I have a set of strings I need to sort in an order which is not Latin alphabetic. Specifically, I have a string "AiyawbpfmnrhHxXzsSqkgtTdD" which specifies the sorting order, i.e., "y" comes before "a", but after "A". In case you are interested, this is the sort order for ancient Egyptian hieroglyphs as specified in the Manuel de Codage.

In Swift, is there a convenient way to specify a predicate or other approach for this type of collation order?

CodePudding user response：

First, turn your alphabet into a Dictionary that maps each Character to its integer position in the alphabet:

import Foundation

let hieroglyphAlphabet = "AiyawbpfmnrhHxXzsSqkgtTdD"

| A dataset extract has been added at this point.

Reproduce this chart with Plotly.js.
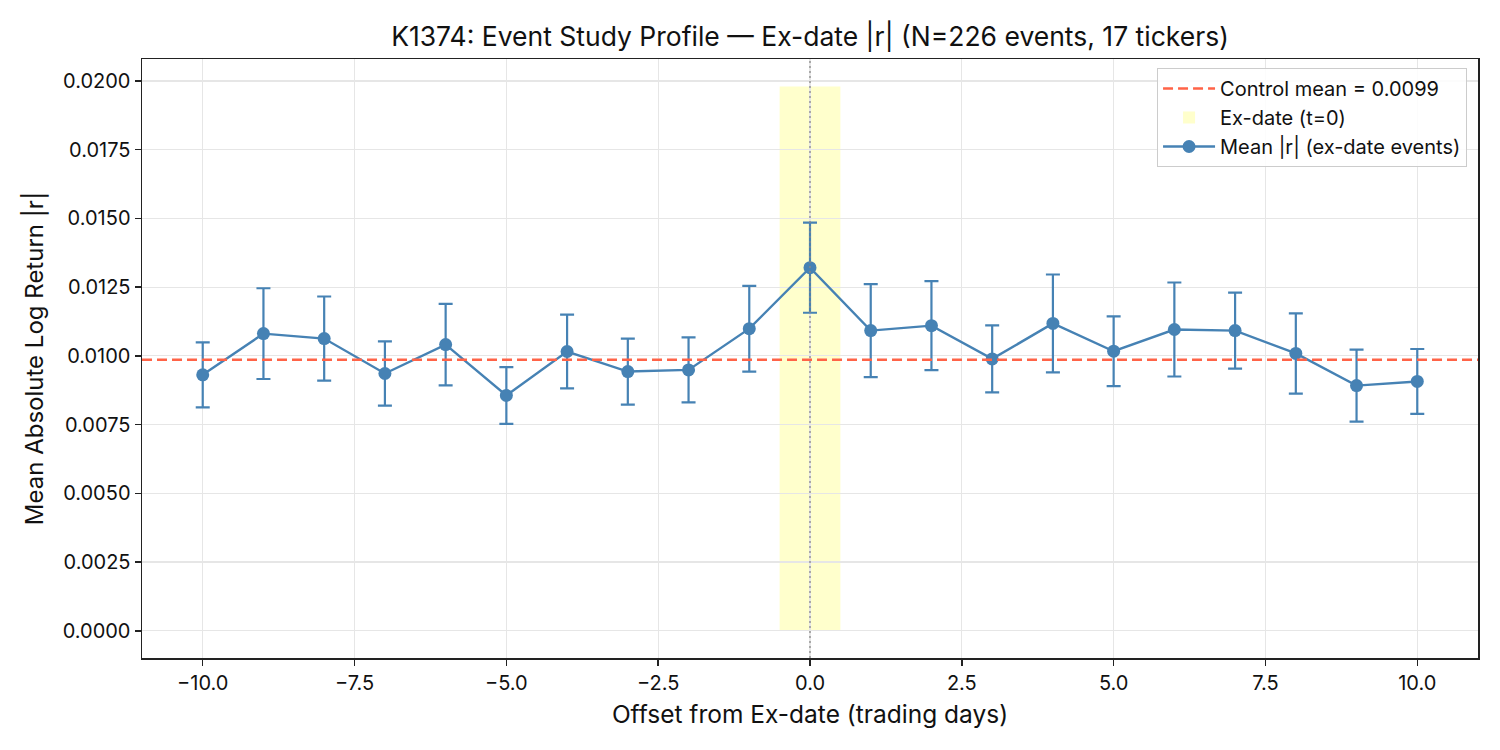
<!DOCTYPE html>
<html>
<head>
<meta charset="utf-8">
<script src="https://cdn.plot.ly/plotly-3.0.1.min.js"></script>
<style>html,body{margin:0;padding:0;background:#fff;}#chart{width:1500px;height:750px;}</style>
</head>
<body>
<div id="chart"></div>
<script>
// Data
const offsets = [-10,-9,-8,-7,-6,-5,-4,-3,-2,-1,0,1,2,3,4,5,6,7,8,9,10];
const meanAbsReturn = [0.00931,0.01081,0.01063,0.00936,0.01041,0.00856,0.01016,0.00943,0.00949,0.01099,0.01321,0.01092,0.01110,0.00989,0.01118,0.01017,0.01096,0.01092,0.01009,0.00892,0.00907];
const errHalfWidth = [0.00118,0.00165,0.00153,0.00117,0.00148,0.00103,0.00134,0.00120,0.00118,0.00156,0.00164,0.00169,0.00162,0.00122,0.00178,0.00127,0.00171,0.00138,0.00146,0.00131,0.00118];
const controlMean = 0.00986;
const bandX = [-0.5, 0.5];
const bandTop = 0.0198;
const titleText = "K1374: Event Study Profile — Ex-date |r| (N=226 events, 17 tickers)";
const xTitle = "Offset from Ex-date (trading days)";
const yTitle = "Mean Absolute Log Return |r|";
const legendNames = ["Control mean = 0.0099", "Ex-date (t=0)", "Mean |r| (ex-date events)"];

const FONT = "Inter, Liberation Sans, Arial, sans-serif";
const BLUE = "#4682B4";

const traces = [{
  type: "scatter",
  mode: "lines+markers",
  x: offsets,
  y: meanAbsReturn,
  name: legendNames[2],
  line: {color: BLUE, width: 2.4},
  marker: {color: BLUE, size: 13},
  error_y: {type: "data", array: errHalfWidth, visible: true, color: BLUE, thickness: 2.2, width: 7},
  legendrank: 3
}];

const layout = {
  width: 1500, height: 750,
  paper_bgcolor: "#fff", plot_bgcolor: "#fff",
  margin: {l: 142, r: 22, t: 59, b: 92},
  font: {family: FONT, size: 20, color: "#111"},
  title: {text: titleText, font: {family: FONT, size: 26.5, color: "#111"}, x: 0.5, xref: "paper", xanchor: "center", y: 1 - 37/750, yanchor: "middle", yref: "container"},
  xaxis: {
    range: [-11, 11], dtick: 2.5, tick0: 0, tickformat: ".1f",
    showgrid: true, gridcolor: "#e6e6e6", gridwidth: 1.2,
    zeroline: false, showline: true, linecolor: "#222", linewidth: 1.5, mirror: true,
    ticks: "outside", ticklen: 6, tickwidth: 1.5, tickcolor: "#222",
    tickfont: {size: 20, family: FONT, color: "#111"},
    title: {text: xTitle, font: {size: 24.5, family: FONT, color: "#111"}, standoff: 12}
  },
  yaxis: {
    range: [-0.00099, 0.0208], dtick: 0.0025, tick0: 0, tickformat: ".4f",
    showgrid: true, gridcolor: "#e6e6e6", gridwidth: 1.2,
    zeroline: false, showline: true, linecolor: "#222", linewidth: 1.5, mirror: true,
    ticks: "outside", ticklen: 6, tickwidth: 1.5, tickcolor: "#222",
    tickfont: {size: 20, family: FONT, color: "#111"},
    title: {text: yTitle, font: {size: 24, family: FONT, color: "#111"}, standoff: 12}
  },
  shapes: [
    {type: "rect", xref: "x", yref: "y", x0: bandX[0], x1: bandX[1], y0: 0, y1: bandTop,
     fillcolor: "rgba(255,255,153,0.5)", line: {width: 0}, layer: "below",
     showlegend: true, name: legendNames[1], legendrank: 2},
    {type: "line", xref: "x", yref: "paper", x0: 0, x1: 0, y0: 0, y1: 1,
     line: {color: "#888", width: 1.3, dash: "2px,3px"}, layer: "above"},
    {type: "line", xref: "paper", yref: "y", x0: 0, x1: 1, y0: controlMean, y1: controlMean,
     line: {color: "#FF6347", width: 2.4, dash: "10px,5px"}, layer: "above",
     showlegend: true, name: legendNames[0], legendrank: 1}
  ],
  legend: {
    x: 0.9918, xanchor: "right", y: 0.985, yanchor: "top",
    bgcolor: "rgba(255,255,255,0.85)", bordercolor: "#ccc", borderwidth: 1,
    itemwidth: 52,
    font: {size: 20, family: FONT, color: "#111"}
  },
  showlegend: true
};

Plotly.newPlot("chart", traces, layout, {displayModeBar: false, staticPlot: true});
</script>
</body>
</html>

let hieroglyphCodes = Dictionary(
    uniqueKeysWithValues: hieroglyphAlphabet
        .enumerated()
        .map { (key: $0.element, value: $0.offset) }
)

Next, extend StringProtocol with a property that returns an array of such alphabetic positions:

extension StringProtocol {
    var hieroglyphEncoding: [Int] { map { hieroglyphCodes[$0] ?? -1 } }
}

I'm turning non-alphabetic characters into -1, so they will be treated as less-than alphabetic characters. You could turn them into .max to treat them as greater-than, or use a more complex type than Int if you need more special treatment.

Now you can sort an array of strings by hieroglyphEncoding, using the lexicographicallyPrecedes method of Sequence:

let unsorted = "this is the sort order".components(separatedBy: " ")
let sorted = unsorted.sorted {
    $0.hieroglyphEncoding.lexicographicallyPrecedes($1.hieroglyphEncoding)
}
print(sorted)

Output:

["order", "is", "sort", "the", "this"]

It is not efficient to recompute the hieroglyphEncoding of each string on demand during the sort, so if you have many strings to sort, you should wrap each string and its encoding into a wrapper for sorting or use a Schwartzian transform.